Trained as a nurse, Fares decided in 2018 to enter the civil service. She craved the job stability and social benefits of a government career, she told relatives, after she and her two sisters watched her father, an aluminum welder, and her mother, a schoolteacher, struggle to make ends meet.
She grew up in the village of al-Qaa, in northern Lebanon, on the border with Syria, and dreamed of opportunities and security it could not provide. In 2016, residents said, at the height of the Islamic State group's rampage across the Middle East, the militants stormed into al-Qaa, killed five of its residents and wounded dozens more.
A cousin of Fares, awakened by the attack, rushed out to help his neighbours and was one of those killed in the fighting.
For many people from her village, her death was too much to bear, apparently stemming not from the external threats that have long plagued Lebanon, but from the internal ills of government corruption and indifference.
Officials say that what detonated was a huge cache of ammonium nitrate that had been stored near the waterfront for years, despite repeated warnings about the danger it posed and discussions about what to do with it. That has set off a wave of anger at the government and demands that those responsible be punished.
In the moments after Fares was laid to rest, al-Qaa's residents seethed with anger and despair. They had lost too much, they said, dedicating too many of their own for a country that was barely functioning.
"Our history is one of martyrs and martyrdom," said al-Qaa's mayor, Bachir Mattar. "Sahar is a message to our youth that there are people who commit to the nation and lose everything. I wish there was a nation that was worth such sacrifice and commitment, though. I wish we had a proper state."

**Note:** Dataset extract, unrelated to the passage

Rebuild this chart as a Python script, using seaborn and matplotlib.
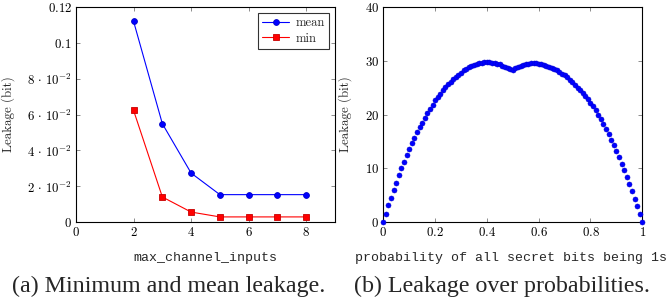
import pandas as pd
import matplotlib
matplotlib.use("Agg")
import matplotlib.pyplot as plt
import seaborn as sns

sns.set_theme(style="ticks")
plt.rcParams["mathtext.fontset"] = "cm"
plt.rcParams["font.family"] = ["cmr10", "DejaVu Serif"]
plt.rcParams["axes.formatter.use_mathtext"] = True

# (a) leakage vs max_channel_inputs
channel_inputs = [2, 3, 4, 5, 6, 7, 8]
mean_leakage = [0.1119, 0.0549, 0.0274, 0.0154, 0.0154, 0.0154, 0.0154]
min_leakage = [0.0623, 0.0141, 0.0057, 0.0030, 0.0030, 0.0030, 0.0030]

# (b) leakage over probabilities
prob = [0.00, 0.01, 0.02, 0.03, 0.04, 0.05, 0.06, 0.07, 0.08, 0.09,
        0.10, 0.11, 0.12, 0.13, 0.14, 0.15, 0.16, 0.17, 0.18, 0.19,
        0.20, 0.21, 0.22, 0.23, 0.24, 0.25, 0.26, 0.27, 0.28, 0.29,
        0.30, 0.31, 0.32, 0.33, 0.34, 0.35, 0.36, 0.37, 0.38, 0.39,
        0.40, 0.41, 0.42, 0.43, 0.44, 0.45, 0.46, 0.47, 0.48, 0.49,
        0.50, 0.51, 0.52, 0.53, 0.54, 0.55, 0.56, 0.57, 0.58, 0.59,
        0.60, 0.61, 0.62, 0.63, 0.64, 0.65, 0.66, 0.67, 0.68, 0.69,
        0.70, 0.71, 0.72, 0.73, 0.74, 0.75, 0.76, 0.77, 0.78, 0.79,
        0.80, 0.81, 0.82, 0.83, 0.84, 0.85, 0.86, 0.87, 0.88, 0.89,
        0.90, 0.91, 0.92, 0.93, 0.94, 0.95, 0.96, 0.97, 0.98, 0.99, 1.00]
leakage = [0.0, 1.6, 3.2, 4.6, 6.0, 7.3, 8.7, 10.0, 11.2, 12.4,
           13.6, 14.7, 15.7, 16.7, 17.6, 18.5, 19.4, 20.2, 21.0, 21.8,
           22.7, 23.3, 23.9, 24.5, 25.1, 25.6, 26.1, 26.6, 27.0, 27.4,
           27.8, 28.2, 28.5, 28.8, 29.0, 29.2, 29.4, 29.5, 29.6, 29.7,
           29.7, 29.7, 29.6, 29.5, 29.4, 29.3, 29.1, 28.9, 28.7, 28.5,
           28.3, 28.6, 28.8, 29.0, 29.2, 29.3, 29.4, 29.5, 29.5, 29.5,
           29.4, 29.3, 29.2, 29.1, 28.9, 28.7, 28.5, 28.2, 27.9, 27.6,
           27.3, 26.9, 26.5, 26.0, 25.5, 25.0, 24.5, 24.0, 23.4, 22.8,
           22.2, 21.5, 20.8, 20.0, 19.2, 18.3, 17.3, 16.4, 15.3, 14.3,
           13.2, 12.2, 10.9, 9.7, 8.4, 7.2, 5.8, 4.4, 3.0, 1.6, 0.0]

a_xticks = [0, 2, 4, 6, 8]
a_yticks = [0, 0.02, 0.04, 0.06, 0.08, 0.1, 0.12]
a_ylabels = ["$0$", r"$2\,\cdot\,10^{-2}$", r"$4\,\cdot\,10^{-2}$",
             r"$6\,\cdot\,10^{-2}$", r"$8\,\cdot\,10^{-2}$", "$0.1$", "$0.12$"]
b_xticks = [0, 0.2, 0.4, 0.6, 0.8, 1]
b_xlabels = ["$0$", "$0.2$", "$0.4$", "$0.6$", "$0.8$", "$1$"]
b_yticks = [0, 10, 20, 30, 40]
b_ylabels = ["$0$", "$10$", "$20$", "$30$", "$40$"]

df_a = pd.DataFrame({"x": channel_inputs, "mean": mean_leakage, "min": min_leakage})
df_b = pd.DataFrame({"p": prob, "leak": leakage})

fig = plt.figure(figsize=(6.68, 3.07), dpi=100)
ax1 = fig.add_axes([0.1138, 0.2759, 0.3877, 0.702])
ax2 = fig.add_axes([0.5738, 0.2759, 0.3877, 0.702])

sns.lineplot(data=df_a, x="x", y="mean", ax=ax1, color="blue", lw=0.8,
             marker="o", markersize=4.2, markeredgecolor="#0000c8",
             markeredgewidth=0.6, label="mean")
sns.lineplot(data=df_a, x="x", y="min", ax=ax1, color="red", lw=0.8,
             marker="s", markersize=4.0, markeredgecolor="#c80000",
             markeredgewidth=0.6, label="min")

sns.scatterplot(data=df_b, x="p", y="leak", ax=ax2, color="blue", s=13,
                edgecolor="#0000d0", linewidth=0.4, zorder=3, clip_on=False)

mono = ["Liberation Mono", "DejaVu Sans Mono"]

ax1.set_xlim(0, 9)
ax1.set_ylim(0, 0.12)
ax1.set_xticks(a_xticks)
ax1.set_xticklabels(["$%d$" % t for t in a_xticks])
ax1.set_yticks(a_yticks)
ax1.set_yticklabels(a_ylabels)
ax1.set_xlabel("max_channel_inputs", family=mono, fontsize=9.5)
ax1.set_ylabel("Leakage (bit)", fontsize=9.3)
ax1.xaxis.set_label_coords(0.5, -0.138)
ax1.yaxis.set_label_coords(-0.235, 0.5)

ax2.set_xlim(0, 1)
ax2.set_ylim(0, 40)
ax2.set_xticks(b_xticks)
ax2.set_xticklabels(b_xlabels)
ax2.set_yticks(b_yticks)
ax2.set_yticklabels(b_ylabels)
ax2.set_xlabel("probability of all secret bits being 1s", family=mono, fontsize=9.5)
ax2.set_ylabel("Leakage (bit)", fontsize=9.3)
ax2.xaxis.set_label_coords(0.495, -0.138)
ax2.yaxis.set_label_coords(-0.12, 0.5)

for ax in (ax1, ax2):
    ax.tick_params(direction="in", top=True, right=True, length=3,
                   width=0.7, color="0.55", labelsize=9.3, pad=3, labelcolor="black")
    for sp in ax.spines.values():
        sp.set_linewidth(0.8)
        sp.set_color("black")
        sp.set_visible(True)

leg = ax1.legend(loc="upper right", fontsize=9, frameon=True, fancybox=False,
                 edgecolor="black", borderpad=0.3, handlelength=2.2,
                 handletextpad=0.5, labelspacing=0.3, borderaxespad=0.5)
leg.get_frame().set_linewidth(0.8)

cap = ["Liberation Serif", "DejaVu Serif"]
fig.text(0.252, 0.068, "(a) Minimum and mean leakage.", family=cap,
         fontsize=17.3, ha="center", va="center")
fig.text(0.752, 0.068, "(b) Leakage over probabilities.", family=cap,
         fontsize=17.3, ha="center", va="center")

fig.savefig("out.png", dpi=100)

The village named its sports field for her, "in recognition of the martyr of all martyrs."
"People are fed up," Mattar continued. "We are proud of her sacrifice, but we are just as bothered. Why? What was it all for? For a dysfunctional system doesn't know how to solve a single problem."

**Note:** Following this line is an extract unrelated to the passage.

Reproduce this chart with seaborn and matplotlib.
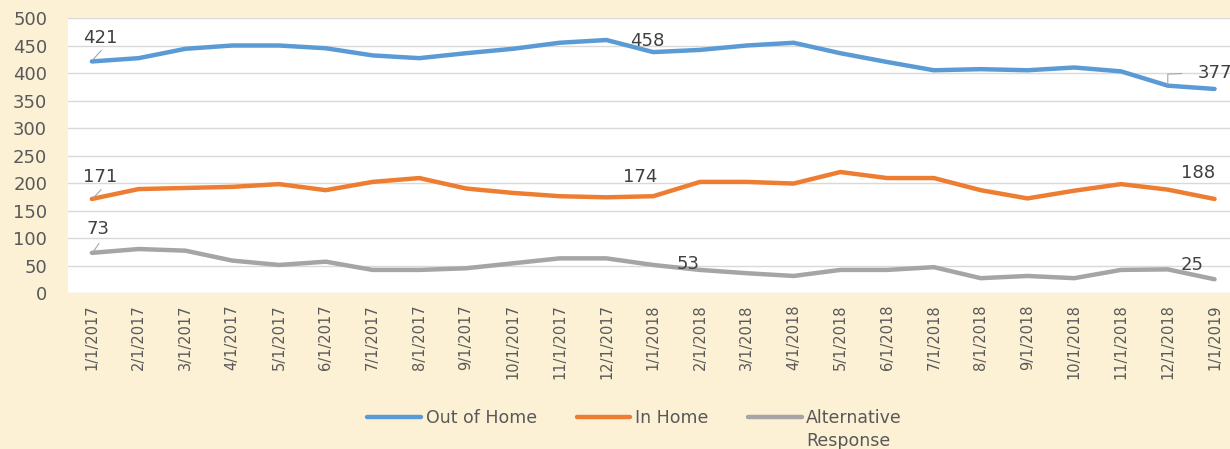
import matplotlib
matplotlib.use("Agg")
import matplotlib.pyplot as plt
from matplotlib.lines import Line2D
import seaborn as sns
import pandas as pd

dates = ["1/1/2017", "2/1/2017", "3/1/2017", "4/1/2017", "5/1/2017", "6/1/2017",
         "7/1/2017", "8/1/2017", "9/1/2017", "10/1/2017", "11/1/2017", "12/1/2017",
         "1/1/2018", "2/1/2018", "3/1/2018", "4/1/2018", "5/1/2018", "6/1/2018",
         "7/1/2018", "8/1/2018", "9/1/2018", "10/1/2018", "11/1/2018", "12/1/2018",
         "1/1/2019"]
out_of_home = [421, 427, 444, 450, 450, 445, 432, 427, 436, 444, 455, 460,
               438, 442, 450, 455, 436, 420, 405, 407, 405, 410, 403, 377, 371]
in_home = [171, 189, 191, 193, 198, 187, 202, 209, 190, 182, 176, 174,
           176, 202, 202, 199, 220, 209, 209, 187, 172, 186, 198, 188, 171]
alternative = [73, 80, 77, 59, 51, 57, 42, 42, 45, 54, 63, 63,
               51, 42, 36, 31, 42, 42, 47, 27, 31, 27, 42, 43, 25]
series_names = ["Out of Home", "In Home", "Alternative"]
colors = ["#5B9BD5", "#ED7D31", "#A5A5A5"]

# data label annotations: (text, x position, y position)
labels_text = ["421", "171", "73", "458", "174", "53", "377", "188", "25"]
labels_x = [0.17, 0.17, 0.13, 11.87, 11.72, 12.75, 24.0, 23.64, 23.53]
labels_y = [464, 211, 116, 458, 211, 52, 400, 218, 51]

sns.set_theme(style="white")
plt.rcParams["font.family"] = ["DejaVu Sans"]

df = pd.DataFrame({
    "pos": list(range(len(dates))) * 3,
    "value": out_of_home + in_home + alternative,
    "series": [series_names[0]] * len(dates) + [series_names[1]] * len(dates)
              + [series_names[2]] * len(dates),
})

bg = "#FCF0D5"
fig = plt.figure(figsize=(12.3, 4.49), dpi=100, facecolor=bg)
ax = fig.add_axes([0.0553, 0.3474, 0.9447, 0.6125])
ax.set_facecolor("white")

sns.lineplot(data=df, x="pos", y="value", hue="series", palette=colors,
             hue_order=series_names, linewidth=3.2, ax=ax, legend=False,
             zorder=3)

ax.set_xlim(-0.51, 24.33)
ax.set_ylim(0, 500)
ax.set_yticks(range(0, 501, 50))
ax.set_xticks(range(len(dates)))
ax.set_xticklabels(dates, rotation=90, fontsize=10.5, color="#595959")
ax.tick_params(axis="y", labelsize=13, colors="#595959", length=0, pad=15)
ax.tick_params(axis="x", length=0, pad=8)
ax.set_xlabel("")
ax.set_ylabel("")
ax.grid(axis="y", color="#D9D9D9", linewidth=1, zorder=0)
ax.grid(axis="x", visible=False)
for s in ax.spines.values():
    s.set_visible(False)

for t, x, y in zip(labels_text, labels_x, labels_y):
    ax.text(x, y, t, ha="center", va="center", fontsize=13, color="#404040",
            zorder=4, clip_on=False)

# leader lines
lc = "#A6A6A6"
ax.plot([0.03, 0.2], [425, 441], color=lc, lw=0.8, zorder=4)
ax.plot([0.03, 0.2], [173, 188], color=lc, lw=0.8, zorder=4)
ax.plot([0.03, 0.15], [75, 90], color=lc, lw=0.8, zorder=4)
ax.plot([23.0, 23.0, 23.3], [379, 398, 399], color=lc, lw=0.8, zorder=4)

handles = [Line2D([0], [0], color=c, lw=3.2) for c in colors]
leg = fig.legend(handles, series_names, loc="center", ncol=3,
                 bbox_to_anchor=(0.516, 0.069), frameon=False, fontsize=12.5,
                 handlelength=3.1, columnspacing=2.3, handletextpad=0.25,
                 labelcolor="#595959")
fig.canvas.draw()
bb = leg.get_texts()[2].get_window_extent()
fig.text(bb.x0 / fig.bbox.width, (bb.y0 - 5) / fig.bbox.height, "Response",
         ha="left", va="top", fontsize=12.5, color="#595959")

fig.savefig("out.png", dpi=100, facecolor=bg)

In the months before she died, Fares was saving up to prepare her home for the wedding and to buy her wedding dress. But like other Lebanese citizens, she saw her savings evaporate overnight as the currency crashed, losing 80% of its value this year.
The Lebanese government put a curb on bank withdrawals, allowing citizens to pull out only a few hundred dollars a month. Hyperinflation quickly ate into what little money she had, making everyday products like groceries unaffordable.
Fares and her fiancé, Karaan, took pride in their service to the country. He works as an officer in the Lebanese State Security, which provides internal policing and protection to the country's politicians.
They posted photos of themselves in uniform to their social media accounts, Fares sitting inside a firetruck peeking out an open window, smiling in her camo uniform.
"She was the most loving person I know," said her cousin, Theresa Khoury, 23. "Kind and caring and always looking out for her parents and sisters. She was full of life and loved life. Her dream was to marry the love of her live and spend the rest of her life with him."